The ONC has announced a challenge inviting developers to build out and leverage solutions based on an engine that generates synthetic health data.
The ONC’s Synthetic Health Data Challenge is looking for new ways to take advantage of Synthea, an open-source synthetic patient generator that creates model medical histories of fictitious patients. Synthea is built on a Generic Module Framework which allows it to model varied diseases and conditions playing a role in the medical history of these patients.
The engine was built by The MITRE Corporation, a not-for-profit research and development organization sponsored by the U.S. government. MITRE launched the Synthea effort using models based on the top 10 reasons patients see primary care doctors and the top ten conditions that shorten patient lifespans. The Synthea modules create synthetic patients using clinical data and real-world statistics collected by agencies like the CDC and NIH.

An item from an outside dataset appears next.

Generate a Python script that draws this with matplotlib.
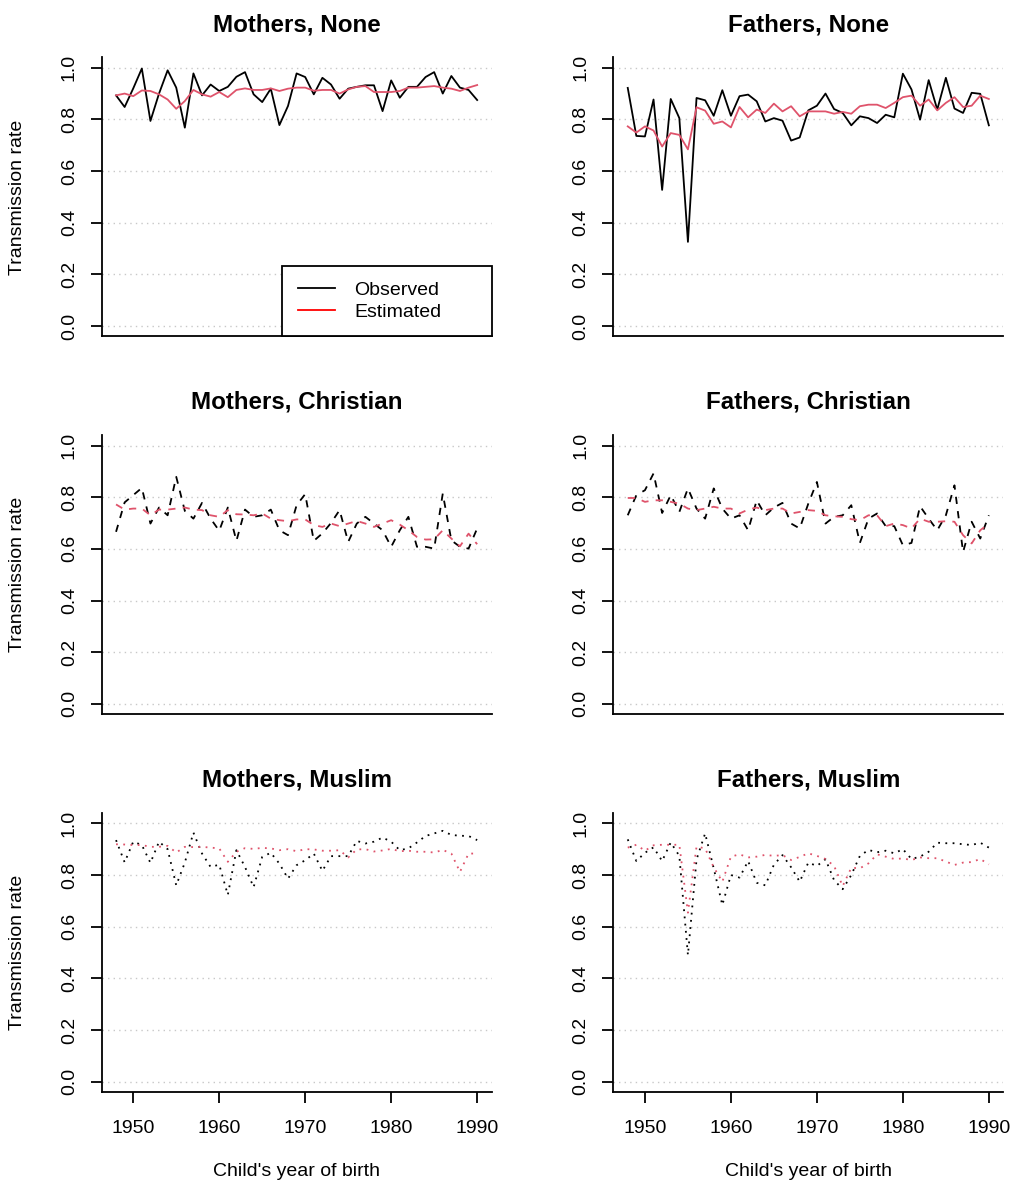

The synthetic patient profiles include a full medical history, complete with medication lists, allergies, physician encounters and social determinants of health. The data can be shared using C-CDA, HL7 FHIR, CSV and other formats.
Now, ONC is offering a total of $100,000 in cash prizes for those who develop innovative tools and resources that support validation and novel uses of synthetic data for patient-centered synthetic data for PCOR researchers and/or health IT developers.
ONC is accepting entries addressing one of two challenge categories. One category focuses on enhancements to Synthea, including the development and/or enhancement of Synthea modules and the development of solutions that enhance or address the limitations of Synthea. The other category involves proposals outlining novel uses of Synthea-generated synthetic data.
The challenge comes as part of a larger effort focused on using synthetic health data to accelerate patient-centered outcomes research (PCOR). This effort, which will extend through 2022, has four key objectives:
- Identifying and convening a multidisciplinary panel of experts to help it find use cases and develop modules further
- Developing opioid, pediatric and complex care data generation modules for Synthea to increase the number and diversity of synthetic patient health records to meet PCOR needs
- Engaging the broader research and development community to validate these synthetic health data sets, as well as demonstrate the potential uses of synthetic health records
I’m surprised this topic hasn’t attracted more attention since I wrote about it in late 2017. This seems like a very useful approach to performing population-level analyses, something that’s particularly important given the need to understand the pandemic on a high level. Let’s hope this new challenge brings some useful thinking on this topic to the fore.